-- START Extracted information --

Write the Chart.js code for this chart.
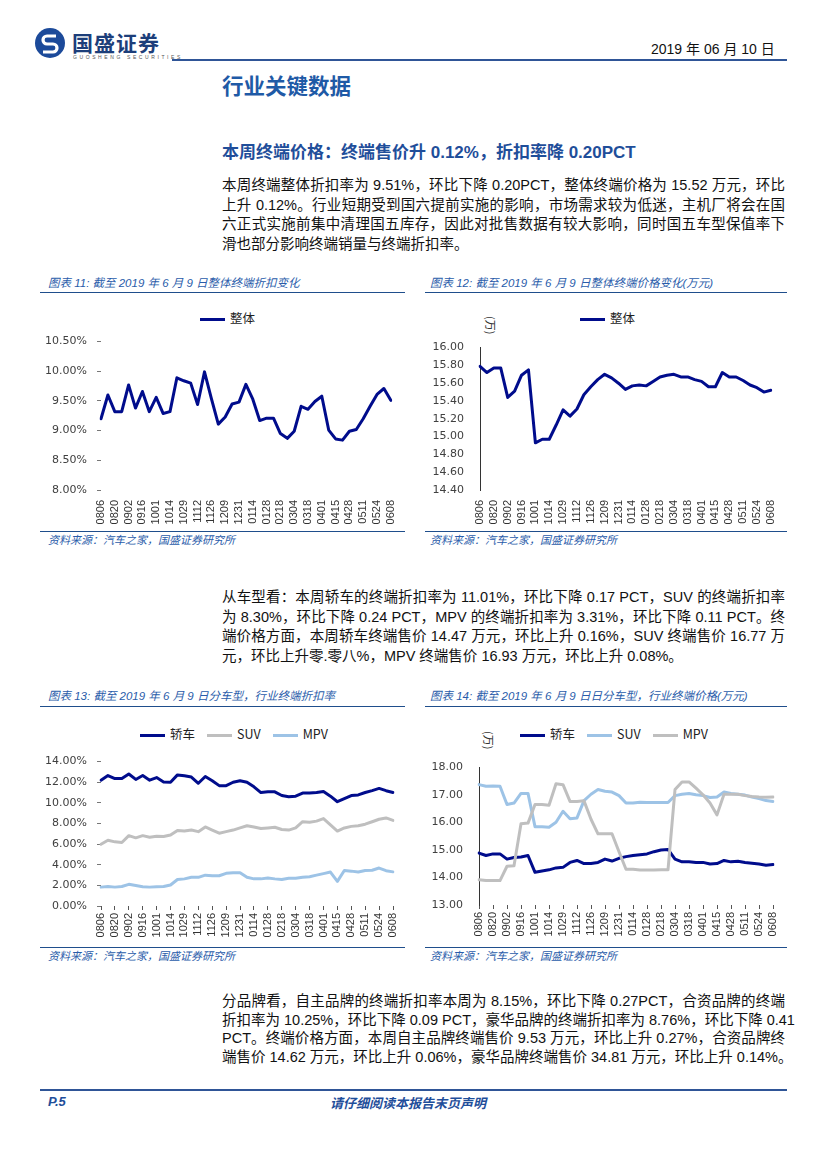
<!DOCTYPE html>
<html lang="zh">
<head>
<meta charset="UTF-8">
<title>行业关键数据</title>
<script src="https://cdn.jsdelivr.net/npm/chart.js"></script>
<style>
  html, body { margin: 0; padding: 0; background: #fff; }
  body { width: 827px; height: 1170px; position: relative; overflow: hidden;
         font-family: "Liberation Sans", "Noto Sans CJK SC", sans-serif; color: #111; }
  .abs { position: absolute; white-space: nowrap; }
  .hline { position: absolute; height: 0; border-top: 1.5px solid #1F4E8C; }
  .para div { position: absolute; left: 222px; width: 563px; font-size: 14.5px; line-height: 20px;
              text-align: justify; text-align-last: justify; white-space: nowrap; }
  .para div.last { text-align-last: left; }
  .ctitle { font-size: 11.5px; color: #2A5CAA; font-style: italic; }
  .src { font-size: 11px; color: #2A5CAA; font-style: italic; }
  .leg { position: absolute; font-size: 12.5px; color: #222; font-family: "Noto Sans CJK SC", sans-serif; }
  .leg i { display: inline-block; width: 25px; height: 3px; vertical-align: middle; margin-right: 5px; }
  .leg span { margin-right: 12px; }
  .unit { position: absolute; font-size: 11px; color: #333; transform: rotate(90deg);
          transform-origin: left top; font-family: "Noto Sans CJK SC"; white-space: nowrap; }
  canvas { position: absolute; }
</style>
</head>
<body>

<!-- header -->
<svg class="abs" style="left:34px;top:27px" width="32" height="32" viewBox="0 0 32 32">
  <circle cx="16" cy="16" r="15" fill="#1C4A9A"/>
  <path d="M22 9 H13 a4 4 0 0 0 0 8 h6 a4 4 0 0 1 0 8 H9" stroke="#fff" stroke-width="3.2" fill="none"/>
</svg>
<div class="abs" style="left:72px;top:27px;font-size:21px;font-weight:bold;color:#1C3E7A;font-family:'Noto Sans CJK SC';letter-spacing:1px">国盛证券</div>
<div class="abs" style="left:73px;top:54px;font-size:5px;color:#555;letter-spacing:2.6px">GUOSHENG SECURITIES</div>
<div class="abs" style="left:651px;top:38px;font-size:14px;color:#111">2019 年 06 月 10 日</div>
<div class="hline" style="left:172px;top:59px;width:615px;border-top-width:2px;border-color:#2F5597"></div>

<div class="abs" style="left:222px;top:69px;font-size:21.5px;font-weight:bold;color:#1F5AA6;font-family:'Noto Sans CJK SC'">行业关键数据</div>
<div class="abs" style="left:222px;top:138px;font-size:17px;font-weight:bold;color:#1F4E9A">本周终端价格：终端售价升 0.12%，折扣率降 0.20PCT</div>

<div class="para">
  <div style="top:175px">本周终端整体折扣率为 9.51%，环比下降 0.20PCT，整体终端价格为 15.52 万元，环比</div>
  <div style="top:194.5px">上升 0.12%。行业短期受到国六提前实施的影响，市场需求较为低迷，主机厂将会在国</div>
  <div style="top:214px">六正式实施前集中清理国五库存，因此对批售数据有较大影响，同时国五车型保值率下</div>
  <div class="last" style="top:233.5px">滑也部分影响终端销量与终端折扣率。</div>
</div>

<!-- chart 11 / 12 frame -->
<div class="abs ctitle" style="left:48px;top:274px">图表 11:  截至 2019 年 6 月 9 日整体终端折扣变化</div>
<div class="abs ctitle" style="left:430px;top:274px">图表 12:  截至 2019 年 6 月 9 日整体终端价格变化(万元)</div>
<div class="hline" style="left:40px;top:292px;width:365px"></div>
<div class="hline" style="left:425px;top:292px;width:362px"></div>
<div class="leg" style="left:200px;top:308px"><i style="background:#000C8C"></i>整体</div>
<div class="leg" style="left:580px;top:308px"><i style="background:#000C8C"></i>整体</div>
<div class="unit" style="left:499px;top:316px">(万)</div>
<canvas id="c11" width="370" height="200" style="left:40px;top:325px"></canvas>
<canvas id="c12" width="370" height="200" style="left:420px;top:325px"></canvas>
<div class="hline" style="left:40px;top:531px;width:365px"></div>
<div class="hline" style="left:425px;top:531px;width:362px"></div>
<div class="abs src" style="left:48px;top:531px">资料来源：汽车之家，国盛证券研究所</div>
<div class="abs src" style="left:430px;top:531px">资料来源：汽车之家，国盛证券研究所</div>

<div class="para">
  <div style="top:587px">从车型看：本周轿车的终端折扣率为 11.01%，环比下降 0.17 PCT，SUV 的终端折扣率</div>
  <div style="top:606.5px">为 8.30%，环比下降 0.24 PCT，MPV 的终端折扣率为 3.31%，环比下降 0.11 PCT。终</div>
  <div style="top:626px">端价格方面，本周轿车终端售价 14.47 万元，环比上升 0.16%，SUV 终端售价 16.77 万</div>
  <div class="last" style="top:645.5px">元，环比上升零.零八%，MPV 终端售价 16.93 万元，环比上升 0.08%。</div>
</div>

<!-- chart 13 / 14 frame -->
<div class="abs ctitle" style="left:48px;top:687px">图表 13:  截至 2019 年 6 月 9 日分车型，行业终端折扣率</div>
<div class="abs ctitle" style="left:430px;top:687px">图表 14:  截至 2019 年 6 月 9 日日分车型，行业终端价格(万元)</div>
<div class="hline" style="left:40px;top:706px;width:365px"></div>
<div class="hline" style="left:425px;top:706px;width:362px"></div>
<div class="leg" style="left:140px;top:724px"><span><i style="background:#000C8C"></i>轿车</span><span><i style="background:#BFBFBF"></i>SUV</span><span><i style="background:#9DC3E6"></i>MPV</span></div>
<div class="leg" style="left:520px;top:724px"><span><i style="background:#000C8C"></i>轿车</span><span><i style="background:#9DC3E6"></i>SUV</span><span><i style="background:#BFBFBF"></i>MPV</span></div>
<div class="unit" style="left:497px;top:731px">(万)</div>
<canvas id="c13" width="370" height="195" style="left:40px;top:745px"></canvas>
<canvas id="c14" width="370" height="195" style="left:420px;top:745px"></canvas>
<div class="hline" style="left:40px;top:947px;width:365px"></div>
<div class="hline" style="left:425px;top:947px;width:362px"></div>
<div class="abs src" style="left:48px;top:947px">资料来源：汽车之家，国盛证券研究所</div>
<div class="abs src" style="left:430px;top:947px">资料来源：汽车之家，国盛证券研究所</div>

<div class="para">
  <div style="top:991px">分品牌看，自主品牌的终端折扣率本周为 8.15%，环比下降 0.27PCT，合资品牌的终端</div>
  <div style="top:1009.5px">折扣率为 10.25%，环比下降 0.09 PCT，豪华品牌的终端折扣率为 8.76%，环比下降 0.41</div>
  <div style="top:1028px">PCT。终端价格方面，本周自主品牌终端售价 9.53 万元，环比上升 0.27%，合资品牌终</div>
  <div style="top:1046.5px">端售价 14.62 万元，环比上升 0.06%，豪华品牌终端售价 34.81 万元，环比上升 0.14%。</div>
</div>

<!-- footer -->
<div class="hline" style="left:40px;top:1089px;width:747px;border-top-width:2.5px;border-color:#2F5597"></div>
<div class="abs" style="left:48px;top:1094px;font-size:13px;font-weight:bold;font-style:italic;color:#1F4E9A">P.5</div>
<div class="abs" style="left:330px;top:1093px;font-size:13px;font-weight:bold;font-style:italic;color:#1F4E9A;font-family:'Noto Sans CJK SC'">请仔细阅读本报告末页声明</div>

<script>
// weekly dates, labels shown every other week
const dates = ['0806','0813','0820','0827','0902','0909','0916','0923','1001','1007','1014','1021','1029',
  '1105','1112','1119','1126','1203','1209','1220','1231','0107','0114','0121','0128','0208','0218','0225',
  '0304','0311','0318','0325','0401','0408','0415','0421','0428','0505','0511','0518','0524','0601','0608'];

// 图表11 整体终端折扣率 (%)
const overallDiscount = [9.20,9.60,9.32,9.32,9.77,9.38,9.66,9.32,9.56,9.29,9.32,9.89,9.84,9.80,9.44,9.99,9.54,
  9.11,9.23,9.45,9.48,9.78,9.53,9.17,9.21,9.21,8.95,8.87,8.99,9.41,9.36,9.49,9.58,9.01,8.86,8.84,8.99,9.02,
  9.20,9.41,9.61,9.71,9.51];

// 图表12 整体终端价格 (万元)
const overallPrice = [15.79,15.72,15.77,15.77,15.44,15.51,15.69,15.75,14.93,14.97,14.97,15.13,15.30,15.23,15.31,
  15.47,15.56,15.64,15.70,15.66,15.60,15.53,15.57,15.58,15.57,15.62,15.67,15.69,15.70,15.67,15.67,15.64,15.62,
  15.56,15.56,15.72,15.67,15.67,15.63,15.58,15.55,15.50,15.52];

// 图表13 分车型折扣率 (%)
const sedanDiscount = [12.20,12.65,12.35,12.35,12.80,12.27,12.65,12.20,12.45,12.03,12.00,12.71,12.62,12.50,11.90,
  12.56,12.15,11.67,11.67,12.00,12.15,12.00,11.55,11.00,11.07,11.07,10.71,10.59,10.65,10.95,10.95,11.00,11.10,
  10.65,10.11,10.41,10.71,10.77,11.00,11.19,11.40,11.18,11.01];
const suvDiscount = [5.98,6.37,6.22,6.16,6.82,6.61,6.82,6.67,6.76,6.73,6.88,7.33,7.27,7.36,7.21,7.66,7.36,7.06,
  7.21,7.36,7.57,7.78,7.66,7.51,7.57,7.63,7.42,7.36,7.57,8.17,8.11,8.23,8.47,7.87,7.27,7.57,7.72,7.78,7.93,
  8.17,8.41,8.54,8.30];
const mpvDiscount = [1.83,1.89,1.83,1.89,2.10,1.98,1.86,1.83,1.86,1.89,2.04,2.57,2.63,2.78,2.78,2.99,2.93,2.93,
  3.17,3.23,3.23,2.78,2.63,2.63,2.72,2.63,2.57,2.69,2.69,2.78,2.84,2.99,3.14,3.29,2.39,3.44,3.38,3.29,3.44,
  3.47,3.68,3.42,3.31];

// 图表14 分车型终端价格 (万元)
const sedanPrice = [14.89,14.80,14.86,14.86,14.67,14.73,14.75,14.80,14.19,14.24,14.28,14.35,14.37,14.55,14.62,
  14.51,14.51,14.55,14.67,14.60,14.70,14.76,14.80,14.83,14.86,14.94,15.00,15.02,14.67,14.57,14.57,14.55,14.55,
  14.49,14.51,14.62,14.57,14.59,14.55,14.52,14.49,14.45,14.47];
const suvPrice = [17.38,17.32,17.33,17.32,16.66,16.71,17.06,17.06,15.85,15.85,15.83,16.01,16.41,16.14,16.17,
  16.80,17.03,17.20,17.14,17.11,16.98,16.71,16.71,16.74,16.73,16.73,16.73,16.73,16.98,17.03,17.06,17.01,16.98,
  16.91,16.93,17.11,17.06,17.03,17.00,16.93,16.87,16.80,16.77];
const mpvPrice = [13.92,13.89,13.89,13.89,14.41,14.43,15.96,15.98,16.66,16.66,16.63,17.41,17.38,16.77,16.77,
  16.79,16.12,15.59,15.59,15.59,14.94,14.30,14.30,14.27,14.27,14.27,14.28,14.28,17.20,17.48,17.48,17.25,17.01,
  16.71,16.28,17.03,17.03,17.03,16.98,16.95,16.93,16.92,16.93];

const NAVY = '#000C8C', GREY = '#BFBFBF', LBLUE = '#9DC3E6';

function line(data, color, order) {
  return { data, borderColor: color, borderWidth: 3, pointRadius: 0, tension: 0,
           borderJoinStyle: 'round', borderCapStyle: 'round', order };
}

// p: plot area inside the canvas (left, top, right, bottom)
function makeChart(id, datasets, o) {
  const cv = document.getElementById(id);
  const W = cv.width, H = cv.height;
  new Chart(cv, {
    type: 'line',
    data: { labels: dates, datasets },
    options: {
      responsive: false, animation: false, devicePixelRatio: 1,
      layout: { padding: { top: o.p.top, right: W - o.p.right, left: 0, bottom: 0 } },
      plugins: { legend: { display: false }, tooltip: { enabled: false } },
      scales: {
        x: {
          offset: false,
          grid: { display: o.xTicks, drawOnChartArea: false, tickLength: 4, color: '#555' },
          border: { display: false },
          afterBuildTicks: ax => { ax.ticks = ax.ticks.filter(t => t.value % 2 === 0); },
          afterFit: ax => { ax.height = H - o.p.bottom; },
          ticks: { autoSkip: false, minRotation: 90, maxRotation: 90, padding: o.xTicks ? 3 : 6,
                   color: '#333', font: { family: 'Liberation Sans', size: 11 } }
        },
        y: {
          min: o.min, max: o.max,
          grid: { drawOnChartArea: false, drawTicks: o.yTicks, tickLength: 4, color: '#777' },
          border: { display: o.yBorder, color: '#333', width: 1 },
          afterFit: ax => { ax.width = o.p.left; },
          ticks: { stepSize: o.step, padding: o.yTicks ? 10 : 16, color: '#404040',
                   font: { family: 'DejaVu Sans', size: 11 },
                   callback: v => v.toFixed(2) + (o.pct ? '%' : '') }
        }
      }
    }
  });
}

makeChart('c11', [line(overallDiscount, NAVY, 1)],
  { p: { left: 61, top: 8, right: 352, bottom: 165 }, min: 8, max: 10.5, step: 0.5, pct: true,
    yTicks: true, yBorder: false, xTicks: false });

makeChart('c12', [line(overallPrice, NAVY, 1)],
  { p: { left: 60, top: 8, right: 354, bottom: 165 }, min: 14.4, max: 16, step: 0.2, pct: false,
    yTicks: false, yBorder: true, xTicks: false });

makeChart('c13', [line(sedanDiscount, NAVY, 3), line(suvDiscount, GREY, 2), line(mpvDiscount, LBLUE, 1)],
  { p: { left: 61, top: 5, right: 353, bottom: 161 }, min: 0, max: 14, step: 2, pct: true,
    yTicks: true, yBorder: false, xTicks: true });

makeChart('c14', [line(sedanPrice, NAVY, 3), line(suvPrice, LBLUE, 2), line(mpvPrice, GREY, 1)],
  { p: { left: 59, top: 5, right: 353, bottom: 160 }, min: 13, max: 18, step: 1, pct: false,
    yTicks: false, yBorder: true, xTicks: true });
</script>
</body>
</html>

-- END Extracted information --
-- START Extracted information --

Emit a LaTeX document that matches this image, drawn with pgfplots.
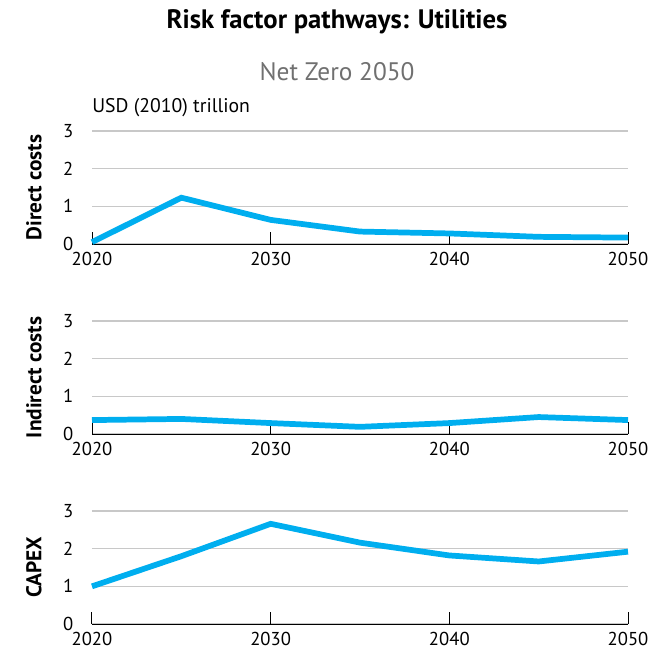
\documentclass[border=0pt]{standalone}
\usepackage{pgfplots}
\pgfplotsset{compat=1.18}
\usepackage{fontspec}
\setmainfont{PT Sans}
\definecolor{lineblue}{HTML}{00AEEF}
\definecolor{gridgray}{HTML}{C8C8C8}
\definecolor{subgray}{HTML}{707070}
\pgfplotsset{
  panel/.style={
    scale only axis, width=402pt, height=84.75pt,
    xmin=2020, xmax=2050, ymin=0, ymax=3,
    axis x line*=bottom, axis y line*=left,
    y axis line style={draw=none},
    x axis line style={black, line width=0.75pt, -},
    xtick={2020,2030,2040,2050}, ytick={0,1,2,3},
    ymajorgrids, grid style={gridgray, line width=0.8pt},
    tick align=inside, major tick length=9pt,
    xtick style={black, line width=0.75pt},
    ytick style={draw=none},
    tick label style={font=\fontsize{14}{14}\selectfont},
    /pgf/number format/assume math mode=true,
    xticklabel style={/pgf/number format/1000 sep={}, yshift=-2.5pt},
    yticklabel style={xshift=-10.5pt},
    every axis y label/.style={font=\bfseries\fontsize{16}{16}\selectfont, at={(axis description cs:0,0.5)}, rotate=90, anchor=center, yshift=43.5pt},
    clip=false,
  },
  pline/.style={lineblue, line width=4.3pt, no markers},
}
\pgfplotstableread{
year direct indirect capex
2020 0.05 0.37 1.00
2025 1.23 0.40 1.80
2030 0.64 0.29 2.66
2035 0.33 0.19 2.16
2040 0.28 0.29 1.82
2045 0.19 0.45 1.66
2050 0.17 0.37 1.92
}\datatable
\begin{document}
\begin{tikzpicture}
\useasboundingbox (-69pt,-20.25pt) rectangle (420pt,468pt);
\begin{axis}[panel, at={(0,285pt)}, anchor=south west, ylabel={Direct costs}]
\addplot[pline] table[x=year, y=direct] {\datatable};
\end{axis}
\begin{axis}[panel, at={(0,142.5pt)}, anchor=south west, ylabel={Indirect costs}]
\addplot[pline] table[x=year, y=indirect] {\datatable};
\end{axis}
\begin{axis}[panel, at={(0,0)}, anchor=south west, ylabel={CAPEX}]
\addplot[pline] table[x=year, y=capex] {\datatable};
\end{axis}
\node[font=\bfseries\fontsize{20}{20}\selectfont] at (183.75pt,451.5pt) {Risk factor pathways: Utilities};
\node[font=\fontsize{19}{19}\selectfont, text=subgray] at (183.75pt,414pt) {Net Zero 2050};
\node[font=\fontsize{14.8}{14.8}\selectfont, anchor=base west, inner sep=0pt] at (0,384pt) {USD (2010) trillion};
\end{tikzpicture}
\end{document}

-- END Extracted information --
-- START Extracted information --

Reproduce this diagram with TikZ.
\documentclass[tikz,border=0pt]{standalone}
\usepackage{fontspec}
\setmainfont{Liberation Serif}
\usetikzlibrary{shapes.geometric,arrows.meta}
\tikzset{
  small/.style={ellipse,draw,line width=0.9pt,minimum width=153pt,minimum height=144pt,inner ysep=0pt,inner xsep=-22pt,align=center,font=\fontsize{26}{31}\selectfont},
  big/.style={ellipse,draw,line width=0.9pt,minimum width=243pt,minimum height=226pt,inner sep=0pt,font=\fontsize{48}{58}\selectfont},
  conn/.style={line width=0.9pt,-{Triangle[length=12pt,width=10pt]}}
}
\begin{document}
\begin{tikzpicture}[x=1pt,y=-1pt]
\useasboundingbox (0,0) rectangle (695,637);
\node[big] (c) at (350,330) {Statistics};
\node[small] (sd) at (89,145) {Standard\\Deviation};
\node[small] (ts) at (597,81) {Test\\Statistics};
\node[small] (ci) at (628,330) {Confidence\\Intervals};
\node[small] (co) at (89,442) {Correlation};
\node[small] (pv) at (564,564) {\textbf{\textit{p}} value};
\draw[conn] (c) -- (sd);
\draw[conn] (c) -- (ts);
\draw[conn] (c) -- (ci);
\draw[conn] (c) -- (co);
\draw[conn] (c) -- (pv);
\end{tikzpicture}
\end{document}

-- END Extracted information --

_Task to carry out:_
Copy each line of the data above that holds "this".

_Complete response:_
Write the Chart.js code for this chart.
Emit a LaTeX document that matches this image, drawn with pgfplots.
Reproduce this diagram with TikZ.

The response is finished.